I give up.  We've been so busy each day that I am sooooo far behind on this blogging bit. I enjoy doing it, I love that my family and friends can armchair travel with us, but it just keeps getting harder every day to go back in time and resurface what occurred in the past.

Our days start with breakfast between 8 and 9 in the morning and then we pack the car and off we go.  We usually drive at least 2 hours to some attraction near where we will stop for the night and then spend anywhere from 1.5 to 3 hrs going through that venue reading every sign, plaque, etc.  Afterwards, we locate a coffee shop and have decaf and a small treat.  More driving puts us at our stop for the night and we check in between 5:30 to 6:30.  About 30-45 minutes in our room before we head out for dinner which takes us about 1.5 hours to fully enjoy.
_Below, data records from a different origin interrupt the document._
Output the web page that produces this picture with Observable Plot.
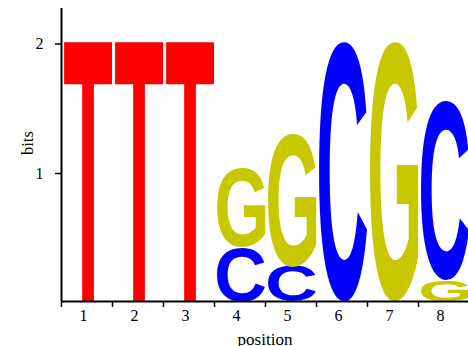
<!DOCTYPE html>
<html>
<head>
<meta charset="utf-8">
<script src="https://cdn.jsdelivr.net/npm/d3@7"></script>
<script src="https://cdn.jsdelivr.net/npm/@observablehq/plot@0.6"></script>
<style>
  html, body { margin: 0; padding: 0; background: #fff; }
  #chart { width: 468px; height: 346px; overflow: hidden; }
</style>
</head>
<body>
<div id="chart"></div>
<script>
// ---- data (stacked bottom -> top within each position) ----
const positions = [1, 2, 3, 4, 4, 5, 5, 6, 7, 8, 8];
const letters   = ["T", "T", "T", "C", "G", "C", "G", "C", "G", "G", "C"];
const bits      = [2.0, 2.0, 2.0, 0.42, 0.61, 0.27, 1.02, 2.0, 2.0, 0.16, 1.38];
const xTickLabels = [1, 2, 3, 4, 5, 6, 7, 8];
const yTickValues = [1, 2];
const letterColors = { T: "#ff0000", C: "#0000ff", G: "#c8c800" };

// stack heights per position
const cum = {};
const rows = positions.map((p, i) => {
  const y1 = cum[p] || 0;
  const y2 = y1 + bits[i];
  cum[p] = y2;
  return { pos: p, letter: letters[i], y1, y2, color: letterColors[letters[i]] };
});
const boundaries = xTickLabels.map(d => d - 0.5);

const W = 468, H = 346;
const mL = 61, mR = 0, mT = 8, mB = 45;
const xMax = 0.5 + (W - mL - mR) / 51;
const yMax = (H - mT - mB) / 129.5;
const serif = "'Liberation Serif', 'Times New Roman', serif";
const GLYPH = 1000;

const plot = Plot.plot({
  width: W, height: H,
  marginLeft: mL, marginRight: mR, marginTop: mT, marginBottom: mB,
  style: { fontFamily: serif, fontSize: "16px", background: "#fff", color: "#000" },
  x: { domain: [0.5, xMax], axis: null },
  y: { domain: [0, yMax], axis: null },
  color: { type: "identity" },
  marks: [
    Plot.text(rows, {
      x: "pos", y: d => (d.y1 + d.y2) / 2, text: "letter", fill: "color",
      fontFamily: "Liberation Sans", fontWeight: "bold", fontSize: GLYPH, textAnchor: "start"
    }),
    Plot.axisX({ ticks: boundaries, tickSize: 6, tickFormat: () => "", strokeWidth: 1.5, label: null }),
    Plot.axisX({ ticks: xTickLabels, tickSize: 0, tickPadding: 8, dx: -3.5, tickFormat: d => String(d), label: null, fontSize: 16, fontFamily: serif }),
    Plot.axisY({ ticks: yTickValues, tickSize: 6, tickPadding: 12, dy: 1.5, strokeWidth: 1.5, tickFormat: d => String(d), label: null, fontSize: 16, fontFamily: serif }),
    Plot.ruleX([0.5], { strokeWidth: 2 }),
    Plot.ruleY([0], { strokeWidth: 2 }),
    Plot.text(["bits"], { frameAnchor: "left", rotate: -90, dx: -34, fontSize: 16.5, fontFamily: serif, lineAnchor: "middle" }),
    Plot.text(["position"], { frameAnchor: "bottom", dy: 38, fontSize: 17, fontFamily: serif, lineAnchor: "middle" })
  ]
});
document.getElementById("chart").appendChild(plot);

// measure the true ink box of a glyph by rasterising it
const inkCache = {};
function ink(letter) {
  if (inkCache[letter]) return inkCache[letter];
  const S = 400, cw = 3 * S, ch = 2 * S, ox = S, oy = 1.5 * S;
  const cv = document.createElement("canvas");
  cv.width = cw; cv.height = ch;
  const c = cv.getContext("2d");
  c.font = `bold ${S}px 'Liberation Sans'`;
  c.textBaseline = "alphabetic";
  c.textAlign = "left";
  c.fillStyle = "#000";
  c.fillText(letter, ox, oy);
  const data = c.getImageData(0, 0, cw, ch).data;
  let minX = cw, maxX = -1, minY = ch, maxY = -1;
  for (let y = 0; y < ch; y++) {
    for (let x = 0; x < cw; x++) {
      if (data[(y * cw + x) * 4 + 3] > 127) {
        if (x < minX) minX = x;
        if (x > maxX) maxX = x;
        if (y < minY) minY = y;
        if (y > maxY) maxY = y;
      }
    }
  }
  const k = GLYPH / S;
  const r = { L: (ox - minX) * k, R: (maxX + 1 - ox) * k, A: (oy - minY) * k, D: (maxY + 1 - oy) * k };
  inkCache[letter] = r;
  return r;
}

// stretch each letter glyph to fill its stacked cell, using Plot's own scales
const sx = plot.scale("x"), sy = plot.scale("y");
const svg = plot.tagName.toLowerCase() === "svg" ? plot : plot.querySelector("svg");
const letterGroup = svg.querySelector('g[aria-label="text"]');
const texts = letterGroup ? letterGroup.querySelectorAll("text") : [];
texts.forEach((el, i) => {
  const d = rows[i];
  const { L, R, A, D } = ink(d.letter);
  const X0 = sx.apply(d.pos - 0.5) + 2.5;
  const X1 = sx.apply(d.pos + 0.5) - 0.5;
  const Y0 = sy.apply(d.y2);
  const Y1 = sy.apply(d.y1);
  const kx = (X1 - X0) / (L + R);
  const ky = (Y1 - Y0) / (A + D);
  const tx = X0 + L * kx;
  const ty = Y0 + A * ky;
  el.removeAttribute("dy");
  el.setAttribute("x", 0);
  el.setAttribute("y", 0);
  el.setAttribute("text-anchor", "start");
  el.setAttribute("transform", `translate(${tx},${ty}) scale(${kx},${ky})`);
});
</script>
</body>
</html>
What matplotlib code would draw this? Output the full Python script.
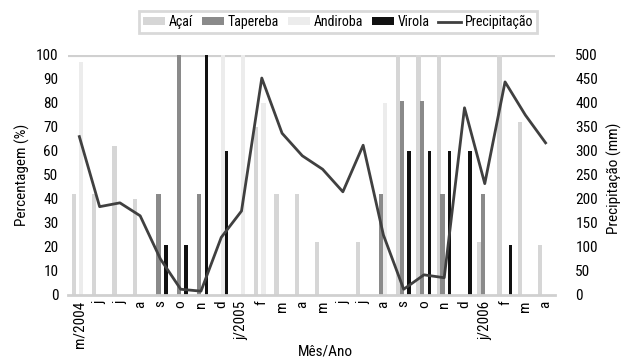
import matplotlib
matplotlib.use("Agg")
import matplotlib.pyplot as plt
import numpy as np
from matplotlib import font_manager

names = {f.name for f in font_manager.fontManager.ttflist}
fam = [n for n in ["Liberation Sans Narrow", "Roboto Condensed", "Liberation Sans"] if n in names] + ["DejaVu Sans"]
plt.rcParams['font.family'] = fam

months = ["m/2004", "j", "j", "a", "s", "o", "n", "d", "j/2005", "f", "m", "a",
          "m", "j", "j", "a", "s", "o", "n", "d", "j/2006", "f", "m", "a"]
acai      = [42, 42, 62, 40, 0, 0, 0, 0, 0, 70, 42, 42, 22, 0, 22, 0, 100, 100, 100, 0, 22, 100, 72, 21]
tapereba  = [0, 0, 0, 0, 42, 100, 42, 0, 0, 0, 0, 0, 0, 0, 0, 42, 81, 81, 42, 0, 42, 0, 0, 0]
andiroba  = [97, 0, 0, 0, 0, 0, 0, 100, 100, 80, 0, 0, 0, 0, 0, 80, 0, 0, 0, 0, 0, 0, 0, 0]
virola    = [0, 0, 0, 0, 21, 21, 100, 60, 0, 0, 0, 0, 0, 0, 0, 0, 60, 60, 60, 60, 0, 21, 0, 0]
precip    = [330, 184, 192, 165, 75, 12, 8, 120, 175, 452, 337, 290, 262, 215, 312, 125,
             12, 42, 36, 390, 232, 444, 375, 317]

x = np.arange(len(months))
fig = plt.figure(figsize=(6.23, 3.60), dpi=100)
ax = fig.add_axes([68/623, 65/360, (554.5-68)/623, 240/360])

w = 0.21
series = [(acai, "Açaí", "#d6d6d6", -0.27),
          (tapereba, "Tapereba", "#8a8a8a", -0.09),
          (andiroba, "Andiroba", "#ececec", 0.09),
          (virola, "Virola", "#111111", 0.27)]
handles = []
for vals, lab, col, off in series:
    bw = w if lab != "Virola" else 0.17
    h = ax.bar(x + off, vals, width=bw, color=col, label=lab, zorder=2)
    handles.append(h)

ax.set_xlim(-0.56, 23.44)
ax.set_ylim(0, 100)
ax.set_yticks(np.arange(0, 101, 10))
ax.axhline(100, color="#d0d0d0", lw=3, zorder=1)
for s in ["top", "right", "left"]:
    ax.spines[s].set_visible(False)
ax.spines["bottom"].set_color("#d0d0d0")
ax.spines["bottom"].set_linewidth(2)
ax.tick_params(axis="y", length=0, pad=7, labelsize=11)
ax.set_xticks(x)
ax.set_xticklabels(months, rotation=90, fontsize=11)
ax.tick_params(axis="x", length=0, pad=4)
ax.set_ylabel("Percentagem (%)", fontsize=11, labelpad=4)
fig.text(325/623, 1 - 351/360, "Mês/Ano", ha="center", va="center", fontsize=11)

ax2 = ax.twinx()
ln, = ax2.plot(x, precip, color="#404040", lw=2, label="Precipitação", zorder=3)
ax2.set_ylim(0, 500)
ax2.set_yticks(np.arange(0, 501, 50))
for s in ["top", "right", "left", "bottom"]:
    ax2.spines[s].set_visible(False)
ax2.tick_params(axis="y", length=0, pad=15, labelsize=11)
fig.text(614/623, 1 - 178/360, "Precipitação (mm)", rotation=90, ha="center", va="center", fontsize=11)

leg = fig.legend(handles + [ln], ["Açaí", "Tapereba", "Andiroba", "Virola", "Precipitação"],
                 loc="center", bbox_to_anchor=(338/623, 1 - 22/360), ncol=5, frameon=True,
                 fontsize=10, handlelength=1.6, handleheight=0.5, columnspacing=0.6,
                 handletextpad=0.3, borderpad=0.3, fancybox=False)
leg.get_frame().set_edgecolor("#d0d0d0")
leg.get_frame().set_linewidth(2)

fig.savefig("out.png", dpi=100)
Back to our rooms, semi unpack, get ready for bed and then I blog...unless I'm simply too tired to do so.  The driving takes it out of me.  There is just no way to describe that frisson of anxiety that courses through my whole body when a large truck (lorrie) comes lurching around a blind corner on a narrow little back country road - or even one with a dotted line...
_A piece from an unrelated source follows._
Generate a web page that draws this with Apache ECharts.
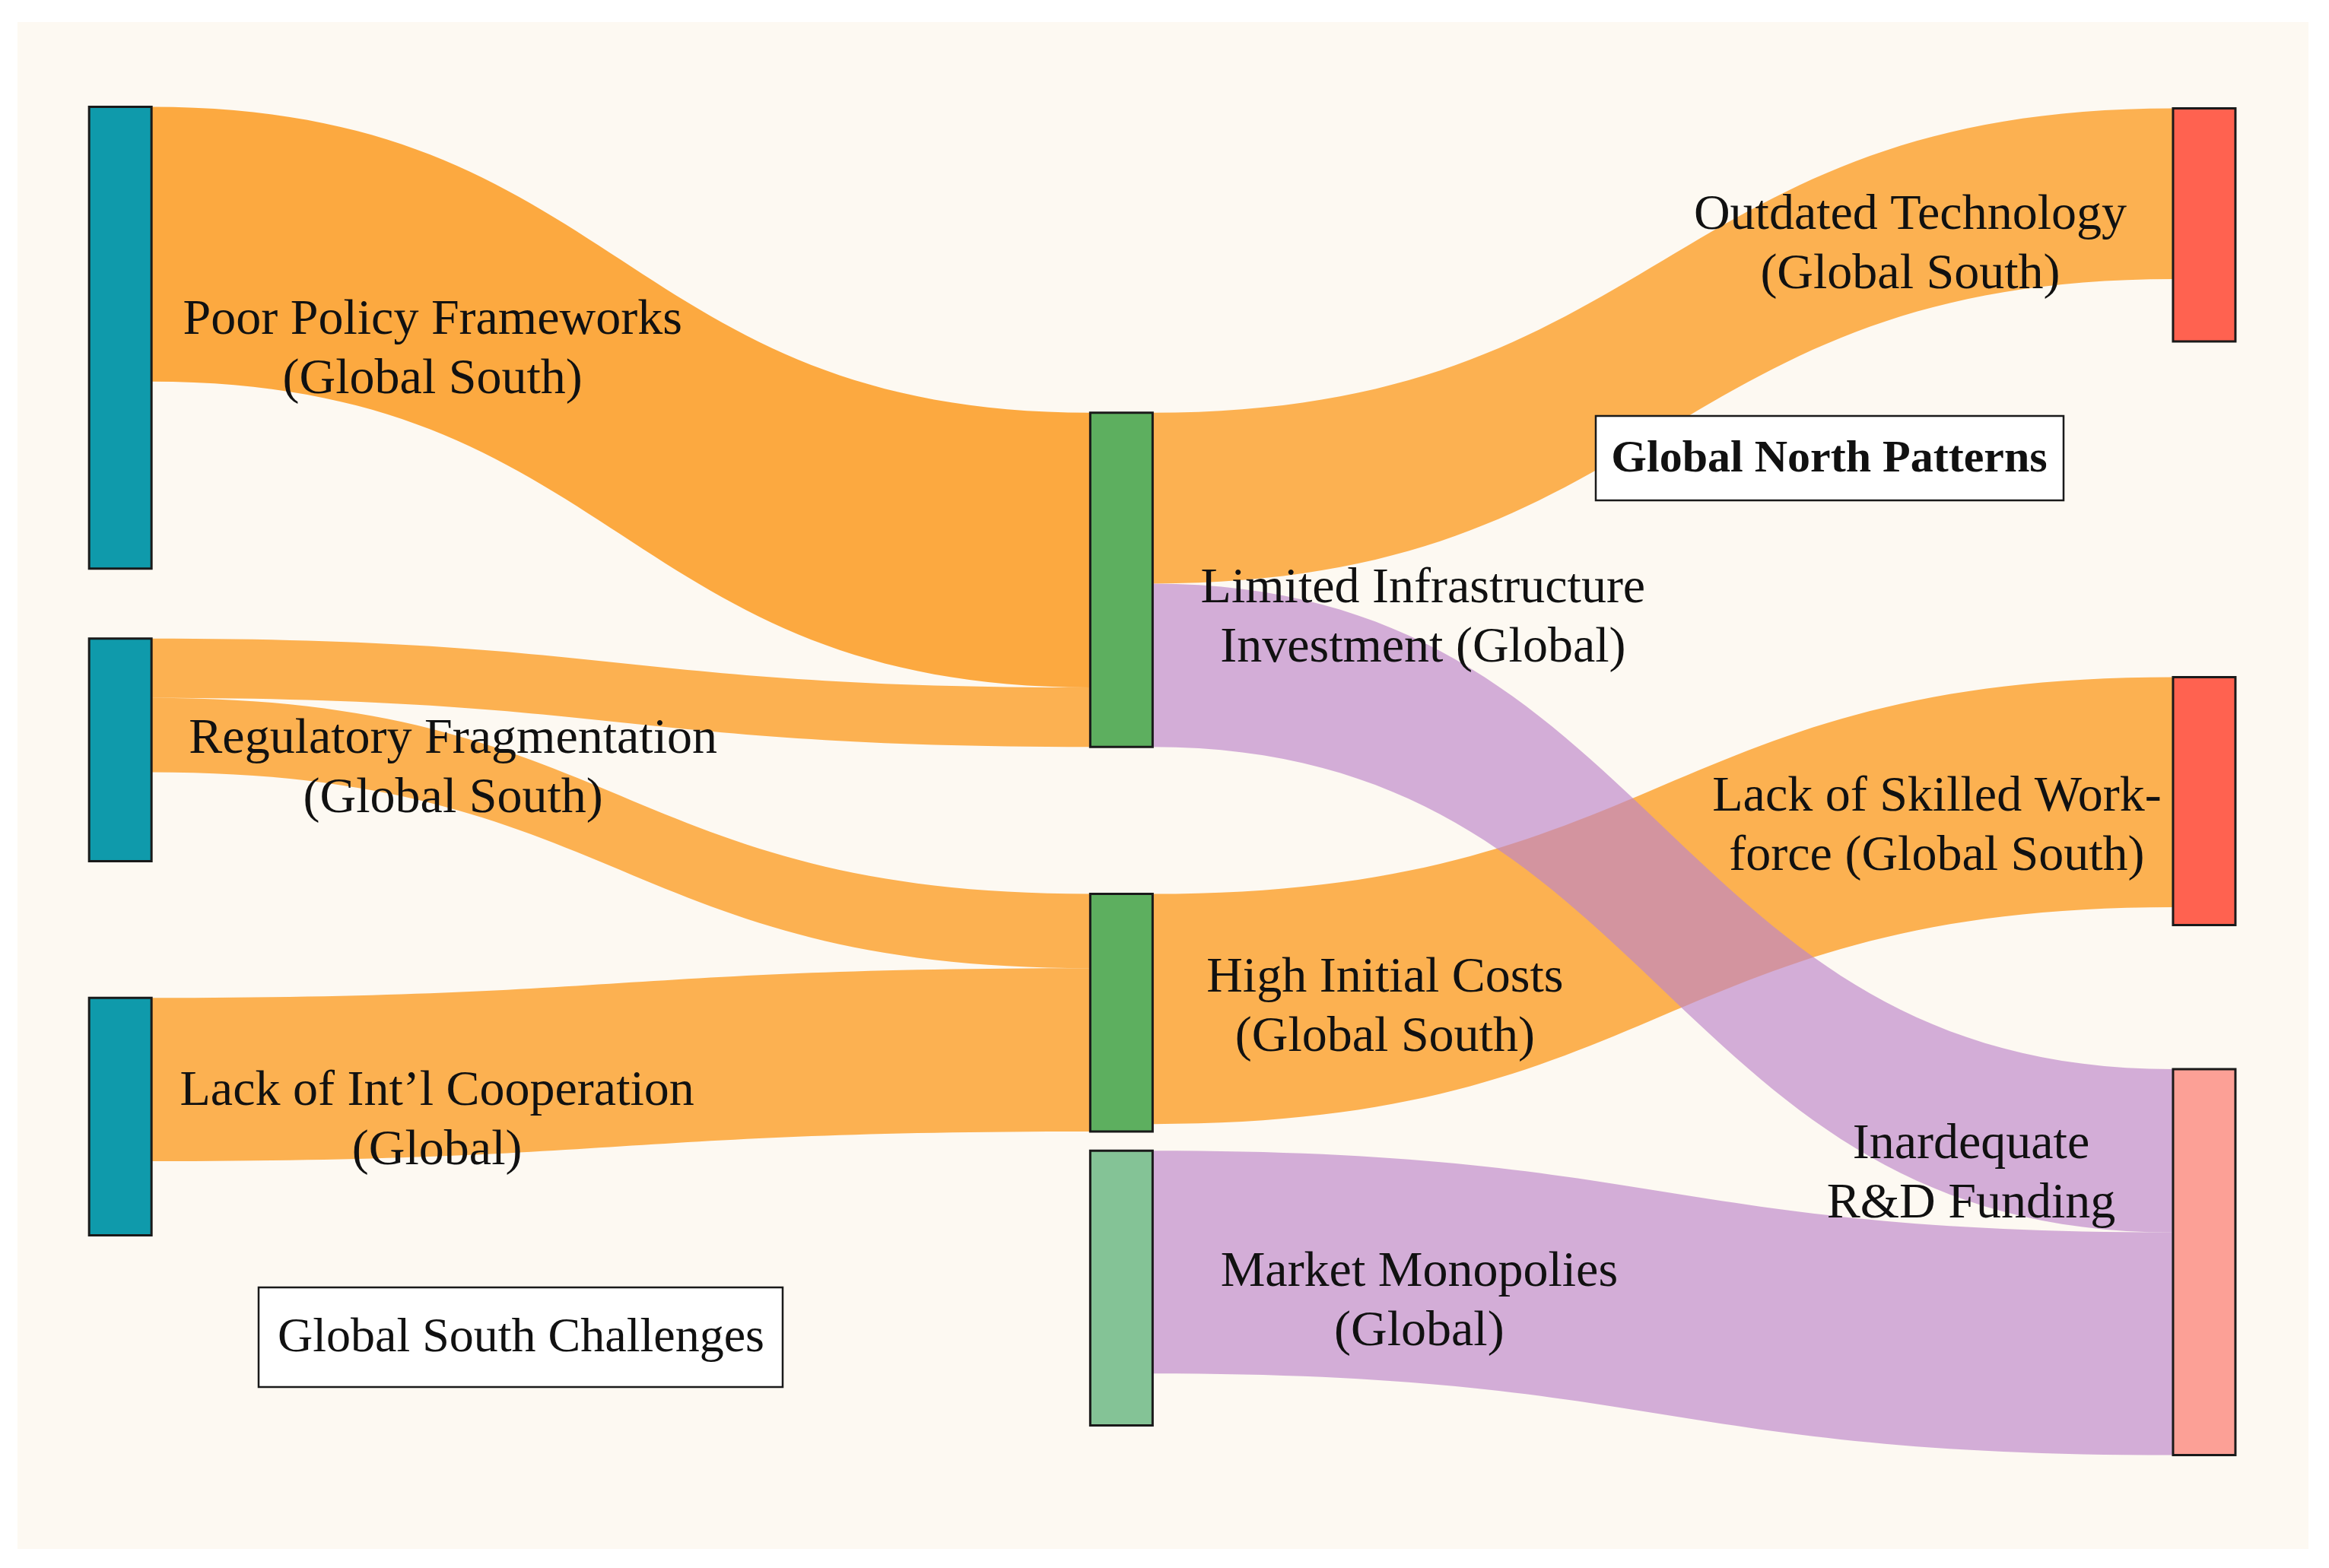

New tack, you're just going to get what I write.  Novel idea, eh?

The day started out sunny and breezy as we left the B&B about 10a to drive out of the Scottish Highlands and head for Glasgow.  View from the room this a.m.


We stopped at Pitlochry to investigate a Whiskey Distillery and go on a tour.  The first stop on the tour was the tasting room with a video about Edradour, "Scotland's smallest distillery".  This is one of the few that still use manual methods to produce whiskey.  There we are at 12:40 in the afternoon drinking two different whiskeys.  The first time I've tasted whiskey in fact. One was a whiskey cured in a sherry barrel - their Edradour 10 year old whiskey.  The second was their Ballechin  (bal like in balance -uh -kin).  The latter was very peaty/smoky and of the two, I liked it best, which perhaps is not saying much.  Sitting there trying to do my best to drink whiskey for lunch, I wondered if I would next take up smoking to go with my new, foul whisky-drinking habit.  I'll have to pass on both I fear.
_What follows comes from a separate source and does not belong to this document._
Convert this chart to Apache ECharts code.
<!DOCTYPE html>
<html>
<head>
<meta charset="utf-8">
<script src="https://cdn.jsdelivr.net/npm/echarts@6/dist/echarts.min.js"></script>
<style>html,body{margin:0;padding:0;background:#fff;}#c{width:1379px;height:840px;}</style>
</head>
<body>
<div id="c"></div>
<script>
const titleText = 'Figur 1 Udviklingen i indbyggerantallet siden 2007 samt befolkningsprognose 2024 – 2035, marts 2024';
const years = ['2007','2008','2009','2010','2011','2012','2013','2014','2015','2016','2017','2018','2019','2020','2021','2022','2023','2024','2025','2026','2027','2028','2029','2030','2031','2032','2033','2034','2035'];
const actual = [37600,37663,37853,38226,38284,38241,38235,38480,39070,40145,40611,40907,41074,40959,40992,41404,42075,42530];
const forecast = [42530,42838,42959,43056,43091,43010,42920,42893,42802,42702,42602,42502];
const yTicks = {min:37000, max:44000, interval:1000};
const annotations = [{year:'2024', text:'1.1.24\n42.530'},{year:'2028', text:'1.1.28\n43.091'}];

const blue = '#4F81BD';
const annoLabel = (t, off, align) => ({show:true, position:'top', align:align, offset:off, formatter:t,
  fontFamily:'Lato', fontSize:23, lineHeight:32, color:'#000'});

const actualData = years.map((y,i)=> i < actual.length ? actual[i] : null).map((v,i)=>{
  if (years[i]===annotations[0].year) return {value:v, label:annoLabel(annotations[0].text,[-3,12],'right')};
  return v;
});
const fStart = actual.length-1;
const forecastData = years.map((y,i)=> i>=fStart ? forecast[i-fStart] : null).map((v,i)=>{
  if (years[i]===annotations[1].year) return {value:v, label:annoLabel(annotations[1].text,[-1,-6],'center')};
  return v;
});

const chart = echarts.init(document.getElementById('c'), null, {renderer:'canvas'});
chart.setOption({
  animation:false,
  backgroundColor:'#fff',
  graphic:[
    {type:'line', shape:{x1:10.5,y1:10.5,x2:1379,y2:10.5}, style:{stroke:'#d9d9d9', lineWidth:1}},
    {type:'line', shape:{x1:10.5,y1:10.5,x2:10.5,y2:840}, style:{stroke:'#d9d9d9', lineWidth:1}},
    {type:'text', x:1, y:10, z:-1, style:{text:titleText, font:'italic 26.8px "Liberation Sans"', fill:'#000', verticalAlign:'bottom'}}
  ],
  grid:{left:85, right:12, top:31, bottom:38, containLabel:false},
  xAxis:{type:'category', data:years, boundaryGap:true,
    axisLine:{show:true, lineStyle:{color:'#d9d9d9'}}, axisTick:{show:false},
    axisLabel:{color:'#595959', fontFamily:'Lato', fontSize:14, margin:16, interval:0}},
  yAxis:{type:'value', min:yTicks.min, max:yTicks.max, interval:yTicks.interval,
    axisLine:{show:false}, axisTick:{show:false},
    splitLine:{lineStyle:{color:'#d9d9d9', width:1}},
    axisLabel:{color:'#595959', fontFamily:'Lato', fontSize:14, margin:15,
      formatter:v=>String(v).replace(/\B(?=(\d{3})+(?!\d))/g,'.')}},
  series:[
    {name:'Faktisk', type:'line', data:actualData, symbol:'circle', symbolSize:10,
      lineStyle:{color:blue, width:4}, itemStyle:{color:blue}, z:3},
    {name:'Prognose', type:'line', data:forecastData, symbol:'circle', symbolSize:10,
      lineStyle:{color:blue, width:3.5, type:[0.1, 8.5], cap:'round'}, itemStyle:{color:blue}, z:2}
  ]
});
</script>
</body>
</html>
Below is a chart showing the various characteristics of whiskey as laid out by experts.  Some of these are pretty humorous and indicate to me that I will never be serious about any of this.  I particularly think that "sweaty" under the Feinty category and "stagnant" under Sulfur are enough to choke one up.


This is where whiskey made at Edradour starts.  Each day a ton of dry, malted barley from a large plastic bag like this is ground up and then mixed in  a huge vat with very hot water and rehydrated. 



 The malting of the grain takes place off site in a special facility for a variety of health and safety reasons.  The next step is to separate the solids from the liquids.  The remaining solids are given to local farmers as it still has value as fodder.


Next, the liquid is placed in a large vat and yeast is added.  On the top is today's  batch with yesterday's below.  Lots of fermentation going on.


The liquid is then heated again and run through two distillations, one for each of these tanks.


Each of these has a 10' condensing coil immersed in a cold water tank on the outdoor side of the wall to the right.  The resulting spirits are then run off into a tank for further cooling and then put into barrels and labelled.  At this point and for the next 3 years it is called spirit.  After 3 years, the distiller has the right to sell it as whiskey.  At this distillery, it stays in the barrel for at least 10 years and loses up to 25% of the alcohol, which is called "the angels share".  They asked us not to use any flash photography in the storage building as they said it could start a fire.  

             


Last but certainly not least.  The admiration and jealousy for the distillery owner who has the imagination AND the money to experiment with different marketing ideas.  One of his ideas is to use different barrels, previously used for making wines.  Sauterne, Barolo and Bourbon to name few.  Each type of barrel lends a different color and flavor to the whiskey.

Another "sideline" is that he has been travelling around Scotland and different distilleries and buying up old stock.  He is then bottling it under a new label called Signatory Vintage.  Whiskey drinkers, eat your hearts out. This stuff ain't cheap.  I inserted this photo as large as I could so that you all can read it and weep.